The most important spacecraft-side change was data compression. New flight software was written and radioed to Galileo to reprogram its onboard computers, so that images and other data were compressed before transmission. Compression discards predictable or redundant information, so that the essential content of an image could be sent in far fewer bits than the raw version required. The spacecraft’s tape recorder was used to store data so it could be played back slowly during quiet periods rather than lost. The team also changed how the data stream itself was structured and encoded, using more efficient error-correction coding and a packeted telemetry scheme, so that more usable information survived each second of transmission.

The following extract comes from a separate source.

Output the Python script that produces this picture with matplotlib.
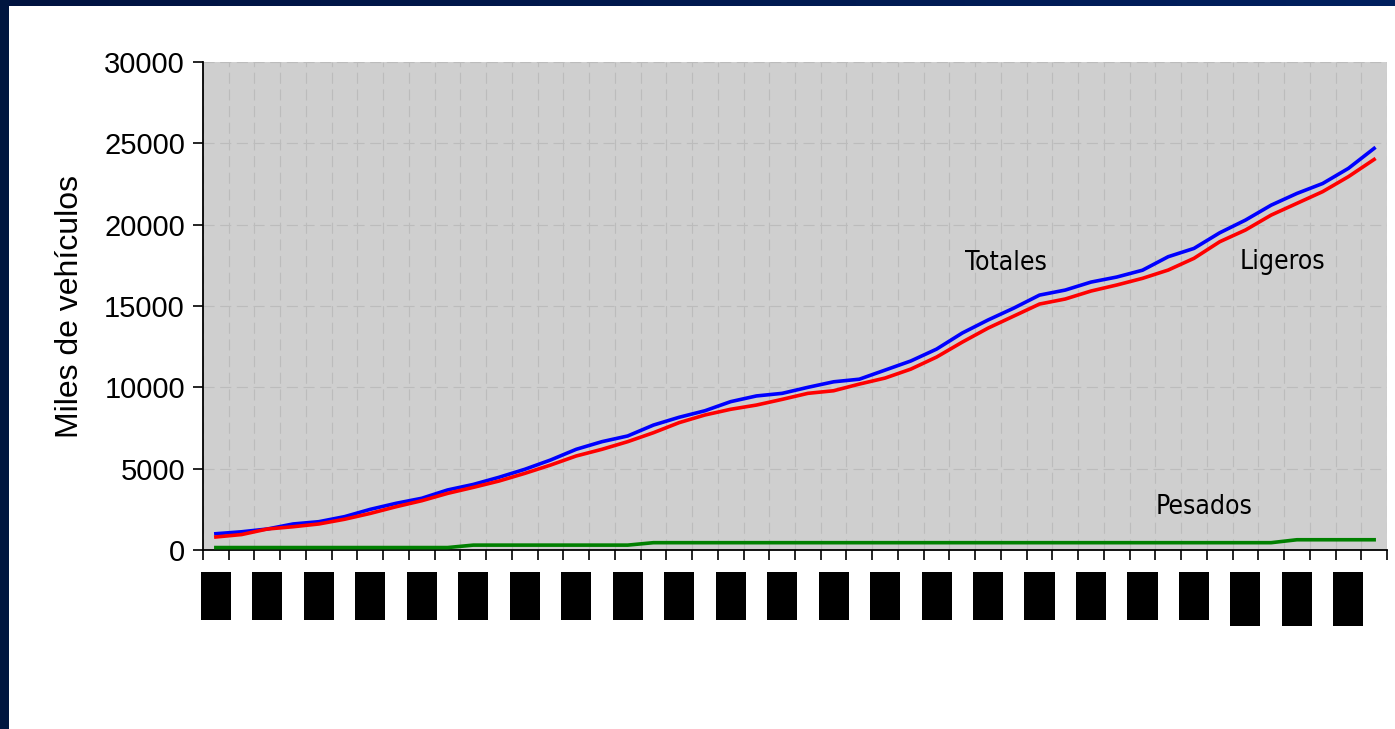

The other half of the work was on Earth. NASA’s Deep Space Network, the array of large antennas used to communicate with distant spacecraft, was upgraded to match the new onboard software. Several antennas at different sites were arrayed, combining their signals to receive the spacecraft’s faint transmission more sensitively than any single dish could, and receiver sensitivity at the ground stations was improved. The effect was to lift the rate at which Galileo’s weak signal could be pulled out of the noise, well above what a single antenna would manage.
Stacked together, compression, smarter coding, onboard storage, and a more capable ground network turned an unworkable trickle into a data rate the mission could be rebuilt around.
What it returned
Galileo reached Jupiter in December 1995 and operated in the Jovian system for eight years, through its primary mission and two extensions, before being deliberately flown into Jupiter in 2003 to avoid any chance of contaminating its moons.
What it sent back, entirely through the low-gain antenna, was a substantial body of science: close study of Jupiter’s atmosphere and magnetosphere, observations of active volcanism on the moon Io, and the data on Europa that strengthened the case for a subsurface ocean of liquid water beneath its ice. The mission returned far less raw data than the original high-gain plan would have allowed, and that loss was real. But pre-failure assessments had suggested the workaround might recover something like 70 percent of the original objectives, and in practice the scientific return was widely regarded as a success rather than a salvage job.
The episode is now a standard engineering case study, and the reason is worth stating plainly. Galileo could not be reached, repaired, or physically modified. Everything available to the team was a matter of changing how information was encoded, stored, transmitted, and received. The mission survived because the bottleneck was attacked at every point along the path the data travelled, on the spacecraft and on the ground, rather than at the one point that had actually broken.